-- DATASET EXCERPTS start --

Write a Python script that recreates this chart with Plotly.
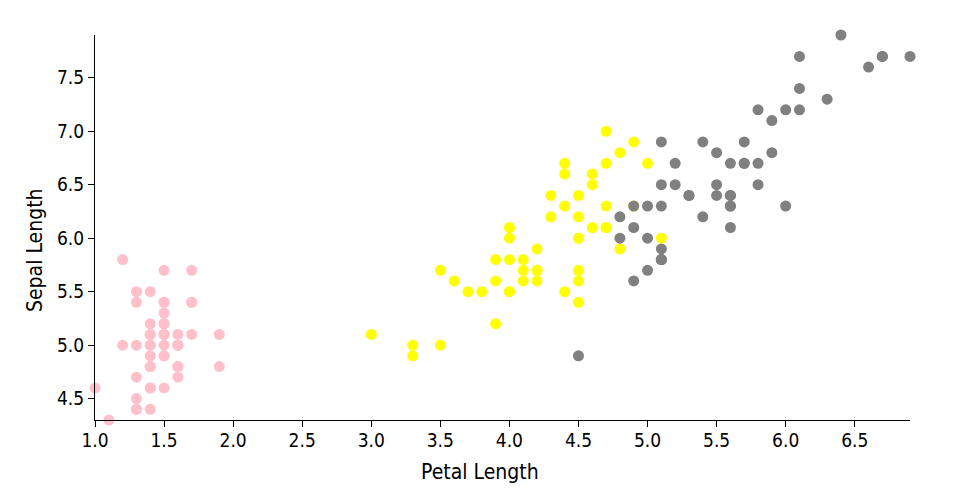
import plotly.graph_objects as go

setosa_petal = [1.4,1.4,1.3,1.5,1.4,1.7,1.4,1.5,1.4,1.5,1.5,1.6,1.4,1.1,1.2,1.5,1.3,1.4,1.7,1.5,1.7,1.5,1.0,1.7,1.9,1.6,1.6,1.5,1.4,1.6,1.6,1.5,1.5,1.4,1.5,1.2,1.3,1.4,1.3,1.5,1.3,1.3,1.3,1.6,1.9,1.4,1.6,1.4,1.5,1.4]
setosa_sepal = [5.1,4.9,4.7,4.6,5.0,5.4,4.6,5.0,4.4,4.9,5.4,4.8,4.8,4.3,5.8,5.7,5.4,5.1,5.7,5.1,5.4,5.1,4.6,5.1,4.8,5.0,5.0,5.2,5.2,4.7,4.8,5.4,5.2,5.5,4.9,5.0,5.5,4.9,4.4,5.1,5.0,4.5,4.4,5.0,5.1,4.8,5.1,4.6,5.3,5.0]

versicolor_petal = [4.7,4.5,4.9,4.0,4.6,4.5,4.7,3.3,4.6,3.9,3.5,4.2,4.0,4.7,3.6,4.4,4.5,4.1,4.5,3.9,4.8,4.0,4.9,4.7,4.3,4.4,4.8,5.0,4.5,3.5,3.8,3.7,3.9,5.1,4.5,4.5,4.7,4.4,4.1,4.0,4.4,4.6,4.0,3.3,4.2,4.2,4.2,4.3,3.0,4.1]
versicolor_sepal = [7.0,6.4,6.9,5.5,6.5,5.7,6.3,4.9,6.6,5.2,5.0,5.9,6.0,6.1,5.6,6.7,5.6,5.8,6.2,5.6,5.9,6.1,6.3,6.1,6.4,6.6,6.8,6.7,6.0,5.7,5.5,5.5,5.8,6.0,5.4,6.0,6.7,6.3,5.6,5.5,5.5,6.1,5.8,5.0,5.6,5.7,5.7,6.2,5.1,5.7]

virginica_petal = [6.0,5.1,5.9,5.6,5.8,6.6,4.5,6.3,5.8,6.1,5.1,5.3,5.5,5.0,5.1,5.3,5.5,6.7,6.9,5.0,5.7,4.9,6.7,4.9,5.7,6.0,4.8,4.9,5.6,5.8,6.1,6.4,5.6,5.1,5.6,6.1,5.6,5.5,4.8,5.4,5.6,5.1,5.1,5.9,5.7,5.2,5.0,5.2,5.4,5.1]
virginica_sepal = [6.3,5.8,7.1,6.3,6.5,7.6,4.9,7.3,6.7,7.2,6.5,6.4,6.8,5.7,5.8,6.4,6.5,7.7,7.7,6.0,6.9,5.6,7.7,6.3,6.7,7.2,6.2,6.1,6.4,7.2,7.4,7.9,6.4,6.3,6.1,7.7,6.3,6.4,6.0,6.9,6.7,6.9,5.8,6.8,6.7,6.7,6.3,6.5,6.2,5.9]

x_ticks = [1.0,1.5,2.0,2.5,3.0,3.5,4.0,4.5,5.0,5.5,6.0,6.5]
y_ticks = [4.5,5.0,5.5,6.0,6.5,7.0,7.5]

FONT = "DejaVu Sans Condensed, sans-serif"

all_x = setosa_petal + versicolor_petal + virginica_petal
all_y = setosa_sepal + versicolor_sepal + virginica_sepal
xmin, xmax = min(all_x), max(all_x)
ymin, ymax = min(all_y), max(all_y)

fig = go.Figure()
for xs, ys, col, name in [
    (setosa_petal, setosa_sepal, "pink", "setosa"),
    (versicolor_petal, versicolor_sepal, "yellow", "versicolor"),
    (virginica_petal, virginica_sepal, "gray", "virginica"),
]:
    fig.add_trace(go.Scatter(
        x=xs, y=ys, mode="markers", name=name, cliponaxis=False,
        marker=dict(color=col, size=11, line=dict(width=0)),
        hoverinfo="x+y",
    ))

axis_common = dict(
    showgrid=False, zeroline=False, showline=True, linecolor="black", linewidth=1,
    ticks="outside", ticklen=6, tickcolor="black", tickwidth=1,
    tickformat=".1f", tickfont=dict(family=FONT, size=19, color="black"),
)
fig.update_xaxes(range=[xmin, xmax], tickvals=x_ticks, ticklabelstandoff=-3, **axis_common)
fig.update_yaxes(range=[ymin, ymax], tickvals=y_ticks, **axis_common)

# outer ticks at axis ends (d3 style)
fig.add_shape(type="line", xref="x", yref="y", x0=xmax, x1=xmax, ysizemode="pixel",
              yanchor=ymin, y0=0, y1=-6, line=dict(color="black", width=1))
fig.add_shape(type="line", xref="x", yref="y", y0=ymax, y1=ymax, xsizemode="pixel",
              xanchor=xmin, x0=0, x1=-6, line=dict(color="black", width=1))
fig.add_shape(type="line", xref="x", yref="y", y0=ymin, y1=ymin, xsizemode="pixel",
              xanchor=xmin, x0=0, x1=-6, line=dict(color="black", width=1))

fig.add_annotation(text="Petal Length", xref="paper", yref="paper",
                   x=(480 - 95) / 815, y=(420 - 472) / 385, xanchor="center", yanchor="middle",
                   showarrow=False, font=dict(family=FONT, size=21, color="black"))
fig.add_annotation(text="Sepal Length", xref="paper", yref="paper", textangle=-90,
                   x=(35 - 95) / 815, y=(420 - 250) / 385, xanchor="center", yanchor="middle",
                   showarrow=False, font=dict(family=FONT, size=21, color="black"))

# page body has an 8px margin; compensate so the plot area sits at x 95-910, y 35-420
fig.update_layout(
    width=960, height=500, showlegend=False,
    plot_bgcolor="white", paper_bgcolor="white",
    margin=dict(l=87, r=58, t=27, b=88),
)
fig.write_html("out.html")
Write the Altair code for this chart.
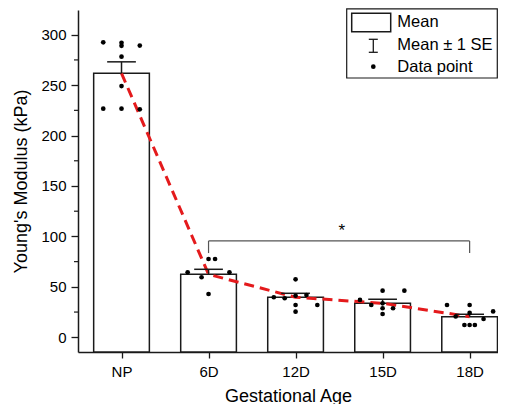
import json
import altair as alt
import pandas as pd

# ---------------- data ----------------
groups = ["NP", "6D", "12D", "15D", "18D"]
means = [261.7, 62.4, 39.7, 33.7, 20.4]
ses = [11.4, 5.0, 3.9, 4.0, 2.4]

np_vals = [292.4, 292.0, 289.0, 289.2, 278.2, 249.1, 226.7, 226.7, 226.0]
np_off = [-0.21, 0.0, 0.0, 0.21, 0.0, 0.0, -0.21, 0.0, 0.21]
d6_vals = [77.6, 77.6, 64.4, 59.5, 64.4, 42.9]
d6_off = [0.0, 0.075, -0.24, -0.08, 0.24, 0.0]
d12_vals = [57.5, 39.7, 38.7, 41.2, 41.9, 32.0, 32.0, 25.4]
d12_off = [0.0, -0.25, -0.125, 0.0, 0.125, 0.25, 0.0, 0.0]
d15_vals = [46.2, 46.2, 37.0, 32.0, 33.7, 28.8, 28.8, 23.1]
d15_off = [0.0, 0.25, -0.26, -0.13, 0.0, 0.12, 0.0, 0.0]
d18_vals = [32.0, 32.0, 25.6, 20.6, 24.1, 18.1, 12.2, 12.2, 12.2]
d18_off = [-0.26, 0.0, 0.27, -0.16, 0.0, 0.16, -0.06, 0.0, 0.06]

sig_from, sig_to = "6D", "18D"
sig_low, sig_high, sig_text_y = 83.5, 95.5, 105.5
sig_label = "*"

legend_labels = ["Mean", "Mean \u00b1 1 SE", "Data point"]

# ---------------- layout constants ----------------
Y_MIN, Y_MAX = -14.6, 324.5
X_MIN, X_MAX = 0.5, 5.326
W, H = 420, 342
FONT = "Liberation Sans"
RED = "#e41a1c"
INK = "#1a1a1a"

pos = {g: i + 1 for i, g in enumerate(groups)}

summary = pd.DataFrame({"group": groups, "mean": means, "se": ses})
summary["pos"] = summary["group"].map(pos)
summary["left"] = summary["pos"] - 0.32
summary["right"] = summary["pos"] + 0.32
summary["upper"] = summary["mean"] + summary["se"]
summary["capL"] = summary["pos"] - 0.165
summary["capR"] = summary["pos"] + 0.165
summary["base"] = Y_MIN

rows = []
for g, vals, offs in [("NP", np_vals, np_off), ("6D", d6_vals, d6_off),
                      ("12D", d12_vals, d12_off), ("15D", d15_vals, d15_off),
                      ("18D", d18_vals, d18_off)]:
    for v, o in zip(vals, offs):
        rows.append({"group": g, "value": v, "xp": pos[g] + o})
points = pd.DataFrame(rows)

xscale = alt.Scale(domain=[X_MIN, X_MAX], nice=False, zero=False)
yscale = alt.Scale(domain=[Y_MIN, Y_MAX], nice=False, zero=False)

label_expr = json.dumps(groups) + "[round(datum.value) - 1]"

xaxis = alt.Axis(values=[1, 2, 3, 4, 5], labelExpr=label_expr, title="Gestational Age",
                 grid=False, tickSize=6, labelPadding=6, titlePadding=8)
yaxis = alt.Axis(values=[0, 50, 100, 150, 200, 250, 300], title="Young's Modulus (kPa)",
                 grid=False, tickSize=7, labelPadding=5, titlePadding=10)

base = alt.Chart(summary)

bars = base.mark_rect(fill="white", stroke=INK, strokeWidth=1.5).encode(
    x=alt.X("left:Q", scale=xscale, axis=xaxis),
    x2="right:Q",
    y=alt.Y("mean:Q", scale=yscale, axis=yaxis),
    y2="base:Q",
)

err_v = base.mark_rule(color=INK, strokeWidth=1.5).encode(
    x=alt.X("pos:Q", scale=xscale), y=alt.Y("mean:Q", scale=yscale), y2="upper:Q")
err_cap = base.mark_rule(color=INK, strokeWidth=1.5).encode(
    x=alt.X("capL:Q", scale=xscale), x2="capR:Q", y=alt.Y("upper:Q", scale=yscale))

dots = alt.Chart(points).mark_circle(color="black", opacity=1, size=22).encode(
    x=alt.X("xp:Q", scale=xscale), y=alt.Y("value:Q", scale=yscale))

line = base.mark_line(color=RED, strokeWidth=3, strokeDash=[10, 6]).encode(
    x=alt.X("pos:Q", scale=xscale), y=alt.Y("mean:Q", scale=yscale))

# minor ticks on y axis
minor = pd.DataFrame({"v": [25, 75, 125, 175, 225, 275]})
minor_ticks = alt.Chart(minor).mark_rule(color=INK, strokeWidth=1.2).encode(
    y=alt.Y("v:Q", scale=yscale), x=alt.value(-4), x2=alt.value(0))

# significance bracket
br = pd.DataFrame({
    "x1": [pos[sig_from], pos[sig_from], pos[sig_to]],
    "x2": [pos[sig_to], pos[sig_from], pos[sig_to]],
    "y1": [sig_high, sig_low, sig_low],
    "y2": [sig_high, sig_high, sig_high],
})
bracket = alt.Chart(br).mark_rule(color="#555555", strokeWidth=1.2).encode(
    x=alt.X("x1:Q", scale=xscale), x2="x2:Q",
    y=alt.Y("y1:Q", scale=yscale), y2="y2:Q")
star = alt.Chart(pd.DataFrame({"x": [(pos[sig_from] + pos[sig_to]) / 2 + 0.03],
                               "y": [sig_text_y], "t": [sig_label]})).mark_text(
    font=FONT, fontSize=17, color="black", baseline="middle").encode(
    x=alt.X("x:Q", scale=xscale), y=alt.Y("y:Q", scale=yscale), text="t:N")

# legend (drawn as decoration)
one = pd.DataFrame({"a": [0]})
lg_box = alt.Chart(one).mark_rect(fill="white", stroke=INK, strokeWidth=1.2).encode(
    x=alt.value(268.7), x2=alt.value(419.3), y=alt.value(-1.2), y2=alt.value(68))
lg_rect = alt.Chart(one).mark_rect(fill="white", stroke=INK, strokeWidth=1.5).encode(
    x=alt.value(273.7), x2=alt.value(312.7), y=alt.value(3.3), y2=alt.value(21.7))
lg_ev = alt.Chart(one).mark_rule(color=INK, strokeWidth=1.3).encode(
    x=alt.value(295.3), y=alt.value(29.3), y2=alt.value(42.3))
lg_ct = alt.Chart(one).mark_rule(color=INK, strokeWidth=1.3).encode(
    x=alt.value(290.8), x2=alt.value(299.8), y=alt.value(29.3))
lg_cb = alt.Chart(one).mark_rule(color=INK, strokeWidth=1.3).encode(
    x=alt.value(290.8), x2=alt.value(299.8), y=alt.value(42.3))
lg_dot = alt.Chart(one).mark_circle(color="black", opacity=1, size=22).encode(
    x=alt.value(295.3), y=alt.value(56.7))

lg_y = [12, 35, 56.7]
lg_texts = [
    alt.Chart(pd.DataFrame({"t": [lab]})).mark_text(
        font=FONT, fontSize=16.5, align="left", baseline="middle", color="black").encode(
        x=alt.value(319.3), y=alt.value(yy), text="t:N")
    for lab, yy in zip(legend_labels, lg_y)
]

chart = alt.layer(
    bars, line, err_v, err_cap, dots, minor_ticks, bracket, star,
    lg_box, lg_rect, lg_ev, lg_ct, lg_cb, lg_dot, *lg_texts,
).properties(
    width=W, height=H,
    autosize=alt.AutoSizeParams(type="none"),
    padding={"left": 70, "top": 2, "right": 0, "bottom": 52},
).configure_view(stroke=None).configure_axis(
    domainColor=INK, domainWidth=1.5, tickColor=INK, tickWidth=1.3,
    labelFont=FONT, titleFont=FONT, labelFontSize=15, titleFontSize=18,
    labelColor="black", titleColor="black", titleFontWeight="normal",
)

chart.save("out.html", embed_options={"renderer": "svg", "actions": False})
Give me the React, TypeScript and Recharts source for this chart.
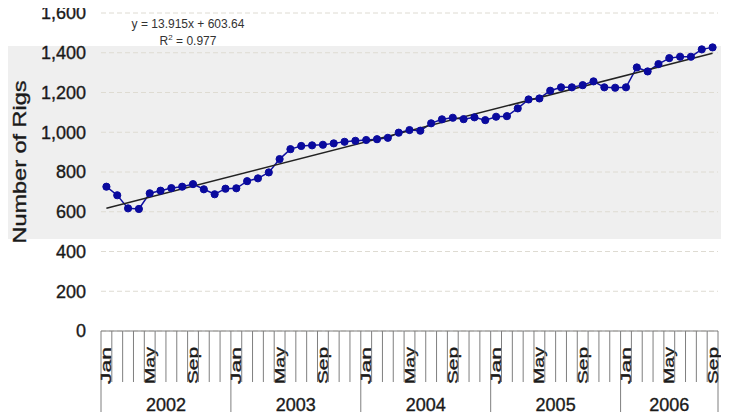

-- DATASET EXCERPTS end --

Count the lines that hold the string "this" and state that number alone.

EXERCISE RESPONSE. 3